◆ GIVEN PROBLEM ◆
Word for word, restate every line of the material.

◆ PROVIDED DATA ◆
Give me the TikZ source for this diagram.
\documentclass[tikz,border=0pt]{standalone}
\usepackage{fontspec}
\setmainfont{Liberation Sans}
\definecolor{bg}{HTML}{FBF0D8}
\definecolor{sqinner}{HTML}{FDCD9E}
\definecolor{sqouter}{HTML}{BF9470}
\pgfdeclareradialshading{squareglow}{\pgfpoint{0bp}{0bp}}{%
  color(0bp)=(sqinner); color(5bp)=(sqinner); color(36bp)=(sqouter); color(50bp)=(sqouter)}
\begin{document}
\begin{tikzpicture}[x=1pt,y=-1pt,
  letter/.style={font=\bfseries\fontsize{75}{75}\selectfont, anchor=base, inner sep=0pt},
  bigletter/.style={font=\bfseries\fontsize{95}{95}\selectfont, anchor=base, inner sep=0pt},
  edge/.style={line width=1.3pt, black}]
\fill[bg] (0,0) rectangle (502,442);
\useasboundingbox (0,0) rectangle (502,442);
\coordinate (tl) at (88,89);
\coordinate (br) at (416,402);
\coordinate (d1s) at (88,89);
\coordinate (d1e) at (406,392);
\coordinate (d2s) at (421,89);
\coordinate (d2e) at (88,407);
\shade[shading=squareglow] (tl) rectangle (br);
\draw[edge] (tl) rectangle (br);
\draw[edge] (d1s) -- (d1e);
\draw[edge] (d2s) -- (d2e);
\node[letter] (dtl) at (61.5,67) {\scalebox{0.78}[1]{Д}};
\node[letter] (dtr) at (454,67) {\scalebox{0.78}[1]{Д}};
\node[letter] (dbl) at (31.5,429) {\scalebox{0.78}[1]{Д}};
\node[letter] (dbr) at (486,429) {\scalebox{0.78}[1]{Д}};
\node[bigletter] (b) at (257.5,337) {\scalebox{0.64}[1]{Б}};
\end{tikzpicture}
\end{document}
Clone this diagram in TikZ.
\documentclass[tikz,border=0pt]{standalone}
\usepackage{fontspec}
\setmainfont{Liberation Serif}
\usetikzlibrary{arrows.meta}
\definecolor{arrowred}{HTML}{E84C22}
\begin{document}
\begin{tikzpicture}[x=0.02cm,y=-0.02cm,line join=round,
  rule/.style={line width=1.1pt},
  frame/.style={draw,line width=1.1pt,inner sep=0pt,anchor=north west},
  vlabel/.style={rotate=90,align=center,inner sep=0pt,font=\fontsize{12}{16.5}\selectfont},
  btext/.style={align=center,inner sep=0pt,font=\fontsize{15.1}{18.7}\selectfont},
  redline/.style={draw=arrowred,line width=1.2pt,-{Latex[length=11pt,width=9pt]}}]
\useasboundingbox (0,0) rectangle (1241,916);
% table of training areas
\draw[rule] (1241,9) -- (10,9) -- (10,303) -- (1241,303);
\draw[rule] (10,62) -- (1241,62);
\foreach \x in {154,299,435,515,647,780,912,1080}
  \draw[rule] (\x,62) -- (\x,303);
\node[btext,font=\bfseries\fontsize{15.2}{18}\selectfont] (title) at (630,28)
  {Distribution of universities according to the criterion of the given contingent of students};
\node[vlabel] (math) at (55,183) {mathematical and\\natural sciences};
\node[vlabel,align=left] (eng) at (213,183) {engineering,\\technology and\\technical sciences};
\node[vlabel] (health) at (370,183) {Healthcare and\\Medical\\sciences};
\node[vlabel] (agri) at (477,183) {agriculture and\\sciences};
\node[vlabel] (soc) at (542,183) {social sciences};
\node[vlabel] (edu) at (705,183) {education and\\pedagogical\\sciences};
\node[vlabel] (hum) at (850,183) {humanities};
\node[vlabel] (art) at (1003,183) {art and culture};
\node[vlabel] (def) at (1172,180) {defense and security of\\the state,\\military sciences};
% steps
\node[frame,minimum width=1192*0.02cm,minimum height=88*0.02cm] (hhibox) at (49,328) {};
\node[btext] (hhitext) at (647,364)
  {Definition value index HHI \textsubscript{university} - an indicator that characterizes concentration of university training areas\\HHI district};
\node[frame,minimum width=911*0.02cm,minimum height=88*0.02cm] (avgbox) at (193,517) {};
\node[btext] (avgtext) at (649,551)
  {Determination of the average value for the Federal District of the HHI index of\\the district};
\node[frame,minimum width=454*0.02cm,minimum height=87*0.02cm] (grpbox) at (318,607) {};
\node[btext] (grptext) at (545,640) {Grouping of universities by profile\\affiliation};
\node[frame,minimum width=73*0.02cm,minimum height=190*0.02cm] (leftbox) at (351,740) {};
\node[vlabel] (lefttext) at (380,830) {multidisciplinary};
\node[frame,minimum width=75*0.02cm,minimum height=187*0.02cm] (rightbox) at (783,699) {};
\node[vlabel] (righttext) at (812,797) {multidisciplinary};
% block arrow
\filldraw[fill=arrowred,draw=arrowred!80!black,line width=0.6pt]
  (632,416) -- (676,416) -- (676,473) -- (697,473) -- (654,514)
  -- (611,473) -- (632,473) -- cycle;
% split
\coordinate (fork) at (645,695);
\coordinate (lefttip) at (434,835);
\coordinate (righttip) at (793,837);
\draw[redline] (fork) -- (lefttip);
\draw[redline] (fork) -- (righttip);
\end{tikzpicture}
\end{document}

◆ SOLUTION TO THIS EXERCISE ◆
Give me the TikZ source for this diagram.
\documentclass[tikz,border=0pt]{standalone}
\usepackage{fontspec}
\setmainfont{Liberation Sans}
\definecolor{bg}{HTML}{FBF0D8}
\definecolor{sqinner}{HTML}{FDCD9E}
\definecolor{sqouter}{HTML}{BF9470}
\pgfdeclareradialshading{squareglow}{\pgfpoint{0bp}{0bp}}{%
  color(0bp)=(sqinner); color(5bp)=(sqinner); color(36bp)=(sqouter); color(50bp)=(sqouter)}
\begin{document}
\begin{tikzpicture}[x=1pt,y=-1pt,
  letter/.style={font=\bfseries\fontsize{75}{75}\selectfont, anchor=base, inner sep=0pt},
  bigletter/.style={font=\bfseries\fontsize{95}{95}\selectfont, anchor=base, inner sep=0pt},
  edge/.style={line width=1.3pt, black}]
\fill[bg] (0,0) rectangle (502,442);
\useasboundingbox (0,0) rectangle (502,442);
\coordinate (tl) at (88,89);
\coordinate (br) at (416,402);
\coordinate (d1s) at (88,89);
\coordinate (d1e) at (406,392);
\coordinate (d2s) at (421,89);
\coordinate (d2e) at (88,407);
\shade[shading=squareglow] (tl) rectangle (br);
\draw[edge] (tl) rectangle (br);
\draw[edge] (d1s) -- (d1e);
\draw[edge] (d2s) -- (d2e);
\node[letter] (dtl) at (61.5,67) {\scalebox{0.78}[1]{Д}};
\node[letter] (dtr) at (454,67) {\scalebox{0.78}[1]{Д}};
\node[letter] (dbl) at (31.5,429) {\scalebox{0.78}[1]{Д}};
\node[letter] (dbr) at (486,429) {\scalebox{0.78}[1]{Д}};
\node[bigletter] (b) at (257.5,337) {\scalebox{0.64}[1]{Б}};
\end{tikzpicture}
\end{document}
Clone this diagram in TikZ.
\documentclass[tikz,border=0pt]{standalone}
\usepackage{fontspec}
\setmainfont{Liberation Serif}
\usetikzlibrary{arrows.meta}
\definecolor{arrowred}{HTML}{E84C22}
\begin{document}
\begin{tikzpicture}[x=0.02cm,y=-0.02cm,line join=round,
  rule/.style={line width=1.1pt},
  frame/.style={draw,line width=1.1pt,inner sep=0pt,anchor=north west},
  vlabel/.style={rotate=90,align=center,inner sep=0pt,font=\fontsize{12}{16.5}\selectfont},
  btext/.style={align=center,inner sep=0pt,font=\fontsize{15.1}{18.7}\selectfont},
  redline/.style={draw=arrowred,line width=1.2pt,-{Latex[length=11pt,width=9pt]}}]
\useasboundingbox (0,0) rectangle (1241,916);
% table of training areas
\draw[rule] (1241,9) -- (10,9) -- (10,303) -- (1241,303);
\draw[rule] (10,62) -- (1241,62);
\foreach \x in {154,299,435,515,647,780,912,1080}
  \draw[rule] (\x,62) -- (\x,303);
\node[btext,font=\bfseries\fontsize{15.2}{18}\selectfont] (title) at (630,28)
  {Distribution of universities according to the criterion of the given contingent of students};
\node[vlabel] (math) at (55,183) {mathematical and\\natural sciences};
\node[vlabel,align=left] (eng) at (213,183) {engineering,\\technology and\\technical sciences};
\node[vlabel] (health) at (370,183) {Healthcare and\\Medical\\sciences};
\node[vlabel] (agri) at (477,183) {agriculture and\\sciences};
\node[vlabel] (soc) at (542,183) {social sciences};
\node[vlabel] (edu) at (705,183) {education and\\pedagogical\\sciences};
\node[vlabel] (hum) at (850,183) {humanities};
\node[vlabel] (art) at (1003,183) {art and culture};
\node[vlabel] (def) at (1172,180) {defense and security of\\the state,\\military sciences};
% steps
\node[frame,minimum width=1192*0.02cm,minimum height=88*0.02cm] (hhibox) at (49,328) {};
\node[btext] (hhitext) at (647,364)
  {Definition value index HHI \textsubscript{university} - an indicator that characterizes concentration of university training areas\\HHI district};
\node[frame,minimum width=911*0.02cm,minimum height=88*0.02cm] (avgbox) at (193,517) {};
\node[btext] (avgtext) at (649,551)
  {Determination of the average value for the Federal District of the HHI index of\\the district};
\node[frame,minimum width=454*0.02cm,minimum height=87*0.02cm] (grpbox) at (318,607) {};
\node[btext] (grptext) at (545,640) {Grouping of universities by profile\\affiliation};
\node[frame,minimum width=73*0.02cm,minimum height=190*0.02cm] (leftbox) at (351,740) {};
\node[vlabel] (lefttext) at (380,830) {multidisciplinary};
\node[frame,minimum width=75*0.02cm,minimum height=187*0.02cm] (rightbox) at (783,699) {};
\node[vlabel] (righttext) at (812,797) {multidisciplinary};
% block arrow
\filldraw[fill=arrowred,draw=arrowred!80!black,line width=0.6pt]
  (632,416) -- (676,416) -- (676,473) -- (697,473) -- (654,514)
  -- (611,473) -- (632,473) -- cycle;
% split
\coordinate (fork) at (645,695);
\coordinate (lefttip) at (434,835);
\coordinate (righttip) at (793,837);
\draw[redline] (fork) -- (lefttip);
\draw[redline] (fork) -- (righttip);
\end{tikzpicture}
\end{document}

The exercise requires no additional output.